University of Florida Health pediatric oncologist John A. Ligon, M.D., has been awarded a $600,000 grant from the V Foundation for Cancer Research to study a personalized immunotherapy vaccine to treat relapsed pediatric osteosarcoma.
Ligon’s study, titled “Leveraging RNA-lipid Nanoparticle Vaccines to Induce Immune Response in Metastatic Pulmonary Osteosarcoma,” will use a nanoparticle vaccine originally developed by Elias Sayour, M.D., Ph.D., an associate professor of neurosurgery and pediatrics in UF’s College of Medicine, to treat brain tumors. Sayour is undertaking a clinical trial funded by a National Institutes of Health R01 grant to test the vaccine.
“We are expanding the trial to treat even more patients and will use this grant to open a new arm for patients with unresectable tumors,” said Ligon, assistant professor in the department of pediatrics. “Nanoparticle vaccines are personalized vaccines derived from the patient’s own tumor, so they are not restricted to one disease type. It’s a really exciting platform — there are limitless possibilities for other types of cancer.”
By harnessing the patient’s immune system to destroy tumors, nanoparticle vaccines can help patients avoid the side effects of radiation and chemotherapy. The vaccines could provide a new therapeutic option for patients with unresectable tumors, which are tumors that cannot be removed by surgery.
The multi-institution clinical trial through the National Pediatric Cancer Foundation is expected to begin enrolling patients in early 2023. Ligon will also use the new funding to perform correlative studies.
“It’s a huge honor to receive this grant from the V Foundation, especially as a young investigator,” said Ligon, who joined the UF College of Medicine in January, in large part because he was drawn to the work being done through the UF Pediatric Cancer Immunotherapy Initiative, or PCI2, spearheaded by Sayour. “The research I’ve done and the research Dr. Sayour has done make a powerful combination. To be recognized by such a prestigious foundation so early in my career is very meaningful, and I’m excited for the new possibilities for our patients.”
Ligon expressed gratitude for the invaluable mentoring he received from Sayour and Duane Mitchell, M.D., Ph.D., co-director of UF’s Preston A. Wells Jr. Center for Brain Tumor Therapy and the Phyllis Kottler Friedman Professor in the Lillian S. Wells Department of Neurosurgery.
“Dr. Ligon is a very talented physician-scientist trained at the National Cancer Institute in tumor immunotherapy and tumor microenvironment characterizations,” Mitchell said. “We were very excited to have him join the UF team this year, and the support from his V Foundation grant will advance important studies to evaluate biomarkers of treatment response and resistance in pediatric patients receiving novel immunotherapy treatment developed at UF. In short period of time, Dr. Ligon’s work has had a major impact in advancing the goals of the UF Pediatric Cancer Immunotherapy Initiative.”

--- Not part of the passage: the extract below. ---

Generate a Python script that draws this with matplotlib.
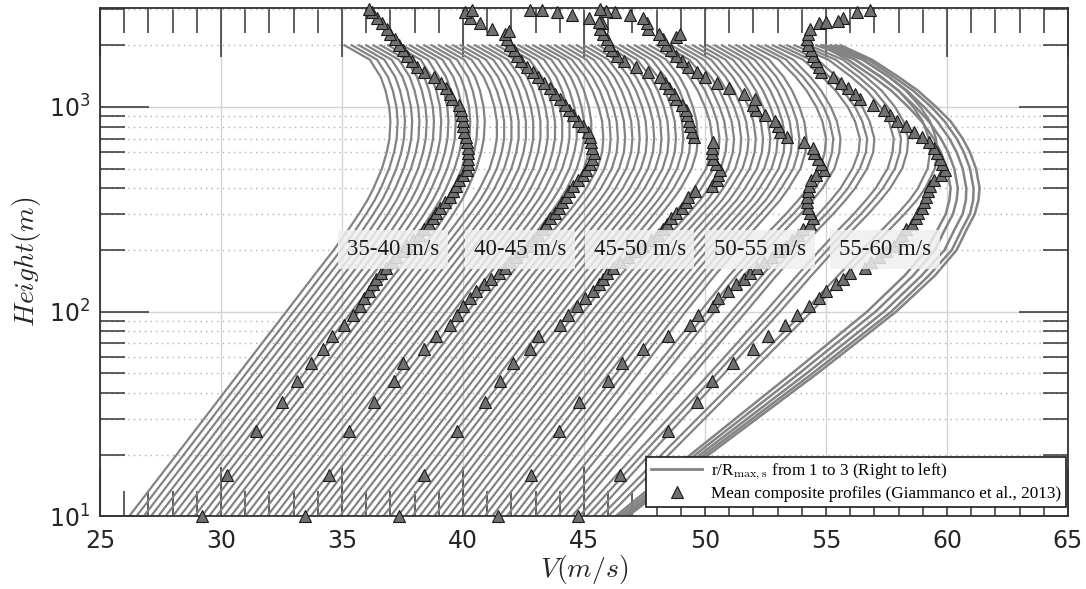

With Ligon’s new grant, UF Health now has two immunotherapy projects for pediatric cancer supported by the V Foundation that are being advanced into novel clinical trials. This spring, the V Foundation for Cancer Research announced new funding for UF’s efforts to combat pediatric brain cancer, led by Mitchell’s team.
Mitchell, who is director of the UF Clinical and Translational Science Institute, is also associate director of innovation and discovery at the UF Health Cancer Center. Sayour serves as co-leader of the Cancer Therapeutics & Host Response (CTHR) research program at the Cancer Center, as well as principal investigator of the RNA Engineering Laboratory in the Preston A. Wells, Jr. Center for Brain Tumor Therapy and UF Brain Tumor Immunotherapy Program.
The V Foundation for Cancer Research was founded in 1993 by ESPN and the late Jim Valvano, legendary North Carolina State University basketball coach and ESPN commentator.